At the auctions in Holland, flower bulbs are graded according to their circumference which is then referred to as their bulb size. For each particular variety, the more mature flower bulbs are larger and will produce larger flowers. These bulbs demand a higher price. For high-profile bed plantings, it's worth the higher price paid for these more mature bulbs that will produce a showier display. But younger (smaller-sized) flower bulbs, which are often sold at lower prices, can offer a great way of adding color to large areas or marginal areas of the yard where they can be left in place to naturalize and mature, thus gaining in size over time. It should be noted that, for quality control reasons, the Dutch do not export flower bulbs smaller than certain established sizes. For instance, tulips must be 4 inches in circumference or the Dutch will not export them. This means that if you see tulip bulbs for sale that are smaller than this, they were not exported from Holland were no exceptions are allowed except for species tulips, which are naturally smaller in size to begin with.
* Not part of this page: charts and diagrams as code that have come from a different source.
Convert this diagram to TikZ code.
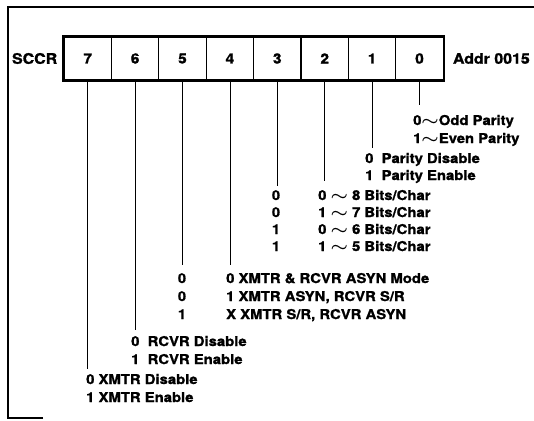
\documentclass[tikz,border=0pt]{standalone}
\usepackage{fontspec}
\setmainfont[FakeStretch=1.1,BoldFeatures={FakeBold=1.3}]{TeX Gyre Heros}
\usetikzlibrary{positioning}
\newcommand{\tld}{{\boldmath\scalebox{1.35}[1.1]{$\sim$}}}
\tikzset{%
  cell/.style={draw,line width=1.1pt,minimum width=47.4pt,minimum height=43pt,inner sep=0pt,font=\fontsize{14}{14}\selectfont\bfseries},
  reg/.style={inner sep=0pt,font=\fontsize{14.5}{14.5}\selectfont\bfseries},
  lbl/.style={anchor=base west,inner sep=0pt,font=\fontsize{13.5}{13.5}\selectfont\bfseries},
  col/.style={anchor=base,inner sep=0pt,font=\fontsize{13.5}{13.5}\selectfont\bfseries},
  lead/.style={draw,line width=0.8pt}
}
\begin{document}
\begin{tikzpicture}[x=1pt,y=-1pt]
\useasboundingbox (0,0) rectangle (534,420);
% frame
\draw[line width=1.2pt] (43,418) -- (8,418) -- (8,7) -- (534,7);
% register
\foreach \b [count=\k from 0] in {7,...,0}
  \node[cell] (c\b) at (87.7+47.4*\k,58.5) {\b};
\draw[line width=2pt] (c7.north west) rectangle (c0.south east);
\node[reg,left=6pt of c7] (sccr) {SCCR};
\node[reg,right=9pt of c0] (addr) {Addr 0015};
% leads
\foreach \b/\e in {0/105,1/148,2/181,3/186,4/265,5/265,6/330,7/369}{
  \coordinate (e\b) at (c\b.south |- 0,\e);
  \draw[lead] (c\b.south) -- (e\b);
}
% bit 0
\node[lbl] (p0) at (413,125) {0\tld Odd Parity};
\node[lbl] (p1) at (413,143) {1\tld Even Parity};
% bit 1
\node[lbl] (pd) at (365,163) {0\ \ Parity Disable};
\node[lbl] (pe) at (365,180) {1\ \ Parity Enable};
% bits 3,2
\foreach \v/\y [count=\k] in {0/200,0/217,1/234,1/251}
  \node[col] (w\k) at (276,\y) {\v};
\node[lbl] (w8) at (318,200) {0 \tld\ 8 Bits/Char};
\node[lbl] (w7) at (318,217) {1 \tld\ 7 Bits/Char};
\node[lbl] (w6) at (318,234) {0 \tld\ 6 Bits/Char};
\node[lbl] (w5) at (318,251) {1 \tld\ 5 Bits/Char};
% bits 5,4
\foreach \v/\y [count=\k] in {0/283,0/301,1/319}
  \node[col] (m\k) at (182,\y) {\v};
\node[lbl] (ma) at (226,283) {0 XMTR \& RCVR ASYN Mode};
\node[lbl] (mb) at (226,301) {1 XMTR ASYN, RCVR S/R};
\node[lbl] (mc) at (226,319) {X XMTR S/R, RCVR ASYN};
% bit 6
\node[lbl] (rd) at (131,346) {0\ \ RCVR Disable};
\node[lbl] (re) at (131,364) {1\ \ RCVR Enable};
% bit 7
\node[lbl] (xd) at (86,384) {0 XMTR Disable};
\node[lbl] (xe) at (86,402) {1 XMTR Enable};
\end{tikzpicture}
\end{document}
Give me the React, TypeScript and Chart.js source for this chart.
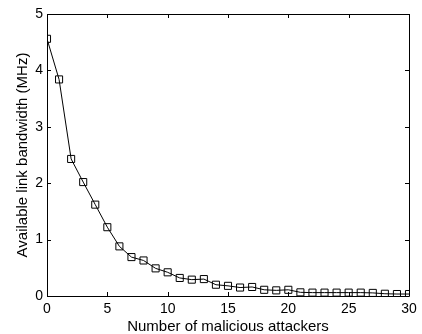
import React, { useEffect, useRef } from "react";
import { Chart, registerables } from "chart.js";

Chart.register(...registerables);

const attackers: number[] = Array.from({ length: 31 }, (_, i) => i);
const bandwidth: number[] = [
  4.56, 3.84, 2.43, 2.02, 1.62, 1.22, 0.88, 0.69, 0.63, 0.49, 0.42, 0.32, 0.29,
  0.3, 0.2, 0.18, 0.15, 0.16, 0.11, 0.1, 0.11, 0.065, 0.06, 0.06, 0.06, 0.06,
  0.06, 0.055, 0.04, 0.035, 0.035,
];
const xTitle = "Number of malicious attackers";
const yTitle = "Available link bandwidth (MHz)";

const FONT = "'Liberation Sans', Arial, sans-serif";

const boxPlugin = {
  id: "boxTicks",
  afterDraw(chart: any) {
    const { ctx, chartArea: a, scales } = chart;
    const xs = scales.x;
    const ys = scales.y;
    const L = 4;
    ctx.save();
    ctx.strokeStyle = "#000";
    ctx.lineWidth = 1;
    ctx.beginPath();
    ctx.rect(Math.round(a.left) + 0.5, Math.round(a.top) + 0.5, Math.round(a.right - a.left), Math.round(a.bottom - a.top));
    ctx.stroke();
    ctx.beginPath();
    xs.ticks.forEach((t: any) => {
      const px = Math.round(xs.getPixelForValue(t.value)) + 0.5;
      ctx.moveTo(px, a.bottom);
      ctx.lineTo(px, a.bottom - L);
      ctx.moveTo(px, a.top);
      ctx.lineTo(px, a.top + L);
    });
    ys.ticks.forEach((t: any) => {
      const py = Math.round(ys.getPixelForValue(t.value)) + 0.5;
      ctx.moveTo(a.left, py);
      ctx.lineTo(a.left + L, py);
      ctx.moveTo(a.right, py);
      ctx.lineTo(a.right - L, py);
    });
    ctx.stroke();
    ctx.restore();
  },
};

export default function App() {
  const ref = useRef<HTMLCanvasElement | null>(null);
  useEffect(() => {
    document.body.style.margin = "0";
    const canvas = ref.current!;
    const chart = new Chart(canvas, {
      type: "line",
      data: {
        labels: attackers,
        datasets: [
          {
            data: attackers.map((x, i) => ({ x, y: bandwidth[i] })),
            borderColor: "#000",
            borderWidth: 1,
            backgroundColor: "rgba(0,0,0,0)",
            pointStyle: "rect",
            pointRadius: 5,
            pointBorderWidth: 1,
            pointBorderColor: "#000",
            pointBackgroundColor: "rgba(0,0,0,0)",
            tension: 0,
          },
        ],
      },
      options: {
        animation: false,
        responsive: false,
        maintainAspectRatio: false,
        layout: { padding: { top: 14, right: 13, left: 0, bottom: 0 } },
        plugins: { legend: { display: false }, tooltip: { enabled: false } },
        scales: {
          x: {
            type: "linear",
            min: 0,
            max: 30,
            grid: { display: false, drawTicks: false },
            border: { display: false },
            ticks: { stepSize: 5, padding: 5, color: "#000", font: { family: FONT, size: 14 }, maxRotation: 0 },
            title: { display: true, text: xTitle, color: "#000", font: { family: FONT, size: 15 }, padding: { top: 0, bottom: -2 } },
            afterFit: (s: any) => {
              s.height = 38;
            },
          },
          y: {
            min: 0,
            max: 5,
            grid: { display: false, drawTicks: false },
            border: { display: false },
            ticks: { stepSize: 1, padding: 4, color: "#000", font: { family: FONT, size: 14 } },
            title: { display: true, text: yTitle, color: "#000", font: { family: FONT, size: 15 }, padding: { top: 14, bottom: 0 } },
            afterFit: (s: any) => {
              s.width = 47;
            },
          },
        },
      },
      plugins: [boxPlugin],
    });
    return () => chart.destroy();
  }, []);
  return (
    <div style={{ width: 422, height: 334, background: "#fff" }}>
      <canvas ref={ref} width={422} height={334} style={{ display: "block" }} />
    </div>
  );
}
Tulips were introduced into the Netherlands at the end of the 16th century by Carolus Clusius. People in the Netherlands were quick to take an interest in these flower bulbs and started experimenting with growing them in the gardens around their homes. Because the demand for tulips grew, an increasingly professional approach was devoted to their cultivation, and it turned out that the coastal area – and especially the strip of land just inside the Dutch dunes - had the perfect conditions for this. The marine climate with its mild winters and cool summers, proper drainage with a consistent water level, the right type of soil and the fact that the Netherlands was a center of trade were all very beneficial factors. With the increasing urbanization occurring in the traditional flower bulb growing regions, the most important growing areas today are located in the northern regions of the Netherlands where there is still enough land available for flower bulb growing. This will assure their cultivation in the Netherlands for a long time to come.